Monday, January 5, 2015


The walls surrounding Old Jerusalem tell the stories of the past inhabitants, stuggles for power and monumentous event said to take place here. Old Jerusalem takes years to explore and study. Three religions have designated the land within these four walls as holy sites. The bustling narrow streets depict a land where three major religions can live in harmony, but the tension between cultures seeps through the touristic forsade. Muslims, Jews and Christians alike travel to experience some of the most holy sites.

As I walked through Demascus gate into the Muslim Quarter with my backpack in search for my hostel it was aperrent Jerusalem would take much more than one day to experience. I found Citadel Hostel up St Marks street down a small alley. I chose the hostel due to its incredible architecture. It's stone sloping walls make the hostel look more like a cave than a building. 

After setting my backpack down I headed off for a quick falafel and the 11am walking tour. As soon as I got the tour I realized a 2 hour free tour with a 50 shekel suggested donation was not going to cut it for me. The four walls of Old Jerusalem contained so many years of history. I decided to do the 4 hour Holy Tour for the student price of 85 shekels. 

My tour guide was Ryan. He was absolutely amazing. Our four hour tour ended up being eight hours due to his patience. He promoted questions and allowed for extra time at each site.

We visited many sites including Temple of the Mount, the Western Wall, King David's tomb, the last supper room, Church of the Holy Seplicure, among other holy site. The guide explained in detail the history and religious representation of each stop. I will not go into detail about everything that was explained, but I will talk about three of the most important locations in Old Jerusalem. 

The Temple of the Mount. This holy Islamic site is said to be the place where Muhammad rose up on the rock to speak to God and bring to earth the Islamic faith. Security here is strict, you must enter through a metal detector and a bag check. Any religious items are not allowed in, this included crosses, bibles, Torah's, stars of David or Hamsas. It's important to give these items to the guide who will keep them until the end. Once inside the complex you only have one hour before you are shoed out by the guards. Once inside you are not able to enter the mosque or temple unless you are Muslim. 

When inside the animosities between Jews and Muslims became apparent. When a group of Jews came in the Muslims praying inside began to scream at them. They ran out quickly. This site is holy not to just Islam but also to Jews and Christians alike. 

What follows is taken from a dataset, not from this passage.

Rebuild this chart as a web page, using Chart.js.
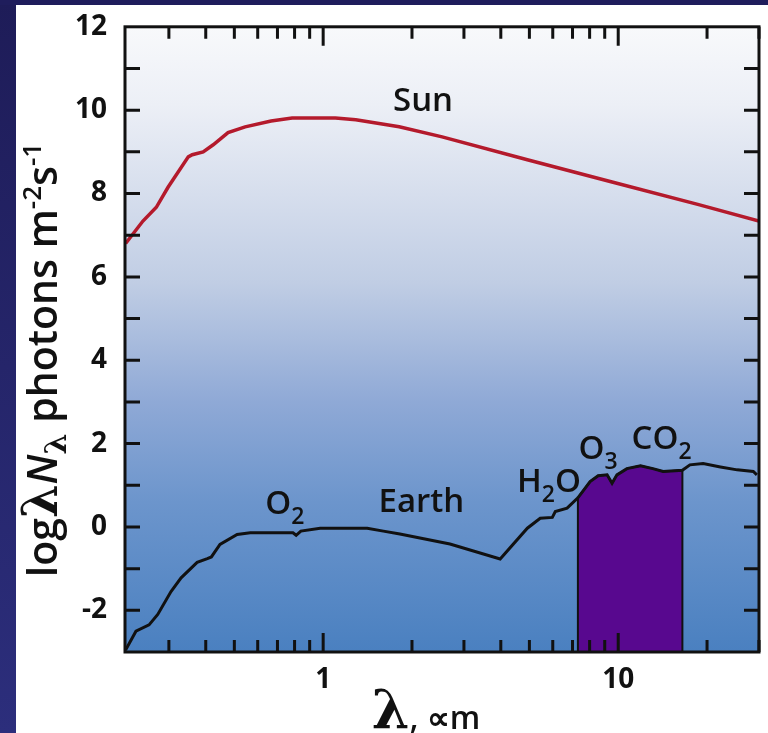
<!DOCTYPE html>
<html><head><meta charset="utf-8">
<script src="https://cdn.jsdelivr.net/npm/chart.js@4/dist/chart.umd.min.js"></script>
<style>html,body{margin:0;padding:0;background:#fff;overflow:hidden}#wrap{width:768px;height:733px;position:relative}</style>
</head><body><div id="wrap"><canvas id="c" width="768" height="733"></canvas></div>
<script>
// ---- data ----
const sunX = [0.214, 0.245, 0.272, 0.298, 0.349, 0.36, 0.392, 0.424, 0.476, 0.544, 0.666, 0.785, 1.1, 1.29, 1.81, 2.53, 4.92, 9.6, 18.6, 30];
const sunY = [6.8, 7.34, 7.67, 8.15, 8.88, 8.93, 9.0, 9.17, 9.46, 9.6, 9.74, 9.81, 9.81, 9.77, 9.6, 9.36, 8.81, 8.27, 7.74, 7.34];
const earthX = [0.214, 0.232, 0.257, 0.275, 0.305, 0.33, 0.374, 0.405, 0.418, 0.447, 0.511, 0.566, 0.79, 0.81, 0.84, 0.977, 1.41, 1.6, 1.82, 2.69, 3.98, 4.92, 5.44, 5.98, 6.12, 6.71, 7.3, 8.03, 8.55, 9.17, 9.53, 9.9, 10.7, 11.9, 13.1, 14.2, 16.5, 17.5, 19.4, 22.2, 25.3, 28.7, 29.5];
const earthY = [-2.95, -2.5, -2.35, -2.1, -1.55, -1.22, -0.85, -0.76, -0.72, -0.42, -0.18, -0.14, -0.14, -0.2, -0.1, -0.03, -0.03, -0.1, -0.17, -0.41, -0.77, -0.03, 0.21, 0.23, 0.37, 0.45, 0.7, 1.09, 1.23, 1.25, 1.05, 1.25, 1.4, 1.47, 1.4, 1.33, 1.36, 1.49, 1.52, 1.44, 1.37, 1.33, 1.25];
const bandStart = 7.3, bandEnd = 16.5;          // atmospheric window (shaded)
const xRange = [0.213, 30];
const yRange = [-3, 12];
const xTickLabels = [1, 10];
const yTickLabels = [-2, 0, 2, 4, 6, 8, 10, 12];
const xMinorTicks = [0.3, 0.4, 0.5, 0.6, 0.7, 0.8, 0.9, 2, 3, 4, 5, 6, 7, 8, 9, 20, 30];
const yMinorTicks = [-2, -1, 0, 1, 2, 3, 4, 5, 6, 7, 8, 9, 10, 11];
const labels = [
  {text: 'Sun',   sub: '',  x: 2.18, y: 9.98, align: 'center'},
  {text: 'Earth', sub: '',  x: 1.54, y: 0.37,  align: 'left'},
  {text: 'O',     sub: '2', x: 0.636, y: 0.30, align: 'left'},
  {text: 'H',     sub: '2', x: 4.54, y: 0.83,  align: 'left', rest: 'O'},
  {text: 'O',     sub: '3', x: 7.33, y: 1.62,  align: 'left'},
  {text: 'CO',    sub: '2', x: 11.1, y: 1.86,  align: 'left'}
];

const sunData = sunX.map((x, i) => ({x, y: sunY[i]}));
const earthData = earthX.map((x, i) => ({x, y: earthY[i]}));
const bandData = [{x: bandStart, y: yRange[0]}]
  .concat(earthData.filter(p => p.x >= bandStart && p.x <= bandEnd))
  .concat([{x: bandEnd, y: yRange[0]}]);

const FONT = '"Open Sans", "Noto Sans", sans-serif';
const INK = '#111';

function richWidth(ctx, segs) {
  let w = 0;
  for (const s of segs) { ctx.font = s.font; w += ctx.measureText(s.t).width; }
  return w;
}
function drawRich(ctx, segs, x, y, align) {
  let cx = 0;
  const w = richWidth(ctx, segs);
  if (align === 'center') cx = -w / 2;
  for (const s of segs) {
    ctx.font = s.font;
    ctx.fillText(s.t, x + cx, y + (s.dy || 0));
    cx += ctx.measureText(s.t).width;
  }
}

const deco = {
  id: 'deco',
  beforeDraw(chart) {
    const {ctx, chartArea: a} = chart;
    ctx.save();
    ctx.fillStyle = '#ffffff';
    ctx.fillRect(0, 0, chart.width, chart.height);
    const side = ctx.createLinearGradient(0, 0, 0, chart.height);
    side.addColorStop(0, '#1e1c58'); side.addColorStop(1, '#2c2e7c');
    ctx.fillStyle = side; ctx.fillRect(0, 0, 16, chart.height);
    ctx.fillStyle = '#1f1d5c'; ctx.fillRect(0, 0, chart.width, 5);
    const g = ctx.createLinearGradient(0, a.top, 0, a.bottom);
    g.addColorStop(0, '#f8f9fb'); g.addColorStop(0.125, '#eceff6');
    g.addColorStop(0.41, '#c0cde4'); g.addColorStop(0.6, '#8fa9d6');
    g.addColorStop(0.76, '#6c95cc'); g.addColorStop(1, '#4a80c0');
    ctx.fillStyle = g;
    ctx.fillRect(a.left, a.top, a.right - a.left, a.bottom - a.top);
    ctx.restore();
  },
  afterDraw(chart) {
    const {ctx, chartArea: a, scales} = chart;
    const xs = scales.x, ys = scales.y;
    ctx.save();
    ctx.strokeStyle = INK; ctx.lineWidth = 3;
    ctx.strokeRect(a.left, a.top, a.right - a.left, a.bottom - a.top);
    ctx.lineWidth = 3;
    ctx.beginPath();
    for (const v of xMinorTicks) {
      const px = xs.getPixelForValue(v);
      ctx.moveTo(px, a.bottom); ctx.lineTo(px, a.bottom - 12);
      ctx.moveTo(px, a.top); ctx.lineTo(px, a.top + 12);
    }
    for (const v of xTickLabels) {
      const px = xs.getPixelForValue(v);
      ctx.moveTo(px, a.bottom); ctx.lineTo(px, a.bottom - 19);
      ctx.moveTo(px, a.top); ctx.lineTo(px, a.top + 19);
    }
    for (const v of yMinorTicks) {
      const py = ys.getPixelForValue(v);
      ctx.moveTo(a.left, py); ctx.lineTo(a.left + 15, py);
      ctx.moveTo(a.right, py); ctx.lineTo(a.right - 15, py);
    }
    ctx.stroke();

    // annotations
    ctx.fillStyle = INK; ctx.textBaseline = 'alphabetic';
    const big = '600 33px ' + FONT, small = '600 23px ' + FONT;
    for (const L of labels) {
      const segs = [{t: L.text, font: big}];
      if (L.sub) segs.push({t: L.sub, font: small, dy: 10});
      if (L.rest) segs.push({t: L.rest, font: big});
      drawRich(ctx, segs, xs.getPixelForValue(L.x), ys.getPixelForValue(L.y), L.align);
    }

    // x-axis title
    drawRich(ctx, [
      {t: 'λ', font: 'bold 54px "DejaVu Serif", serif'},
      {t: ', ∝m', font: '600 32px ' + FONT}
    ], 426, 729, 'center');

    // y-axis title
    ctx.translate(57, 360);
    ctx.rotate(-Math.PI / 2);
    drawRich(ctx, [
      {t: 'log', font: '600 41px ' + FONT},
      {t: 'λ', font: 'bold 48px "DejaVu Serif", serif'},
      {t: 'N', font: 'italic 600 41px ' + FONT},
      {t: 'λ', font: 'bold 30px "DejaVu Serif", serif', dy: 9},
      {t: ' photons m', font: '600 41px ' + FONT},
      {t: '-2', font: '600 26px ' + FONT, dy: -16},
      {t: 's', font: '600 41px ' + FONT},
      {t: '-1', font: '600 26px ' + FONT, dy: -16}
    ], 0, 0, 'center');
    ctx.restore();
  }
};

new Chart(document.getElementById('c'), {
  type: 'line',
  data: {
    datasets: [
      {label: 'Sun', data: sunData, borderColor: '#b41a2c', borderWidth: 3.5, pointRadius: 0, tension: 0, fill: false},
      {label: 'Earth', data: earthData, borderColor: INK, borderWidth: 3, pointRadius: 0, tension: 0, fill: false},
      {label: 'Window', data: bandData, borderColor: INK, borderWidth: 2, backgroundColor: '#58088f', pointRadius: 0, tension: 0, fill: 'start'}
    ]
  },
  options: {
    responsive: false,
    animation: false,
    devicePixelRatio: 1,
    layout: {padding: {top: 21, right: 9, left: 0, bottom: 0}},
    plugins: {legend: {display: false}, tooltip: {enabled: false}},
    scales: {
      x: {
        type: 'logarithmic', min: xRange[0], max: xRange[1],
        grid: {display: false}, border: {display: false},
        afterBuildTicks: s => { s.ticks = xTickLabels.map(v => ({value: v})); },
        ticks: {color: INK, font: {family: FONT, size: 28, weight: '700'}, padding: 3, maxRotation: 0, autoSkip: false,
                callback: v => String(v)},
        afterFit: s => { s.height = 81; }
      },
      y: {
        type: 'linear', min: yRange[0], max: yRange[1],
        grid: {display: false}, border: {display: false},
        afterBuildTicks: s => { s.ticks = yTickLabels.map(v => ({value: v})); },
        ticks: {color: INK, font: {family: FONT, size: 28, weight: '700'}, padding: 10, autoSkip: false,
                callback: v => String(v)},
        afterFit: s => { s.width = 125; }
      }
    }
  },
  plugins: [deco]
});
</script></body></html>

Next we visited the western wall, here our guide gave us time to write a note and take it to the wall. Women and men are seperated, men are proveded a kipa for their head. The significance of the walls symbolism in Judaism became apparent as I stood quietly my hand against standing next to a sobbing girl to oneside and someone praying on the other. 

The most significant place on the tour for me was the Church of the Holy Sepulchre. Raised a Christian, I was very familiar with the story of Jesus's crucifixion and resurrection. Here we visited the last 4 of the Via Dolorosa. Here one can visit where Jesus cloths were removed and gambled over, next where he was hammered to the cross, you can touch the stone where his body was anointed. Lastly you can see where he was laid down in the cave and then resurrected. The church is beautiful, its significance in Christianity is apperent as you see pilgrim come from all over the world to crouch down by the rock where Jesus was layer down to die and light candles at the alter. The sound of organ resonating through the stone church brough on goosebumps. 

As I walked back to my hostel, overwhelmed by the history and emotions surrounding me I listened to the Muslim call to prayer, the Jews singing as they lit the menorah and the ringing bells of the churches mixing together in such sweet harmony.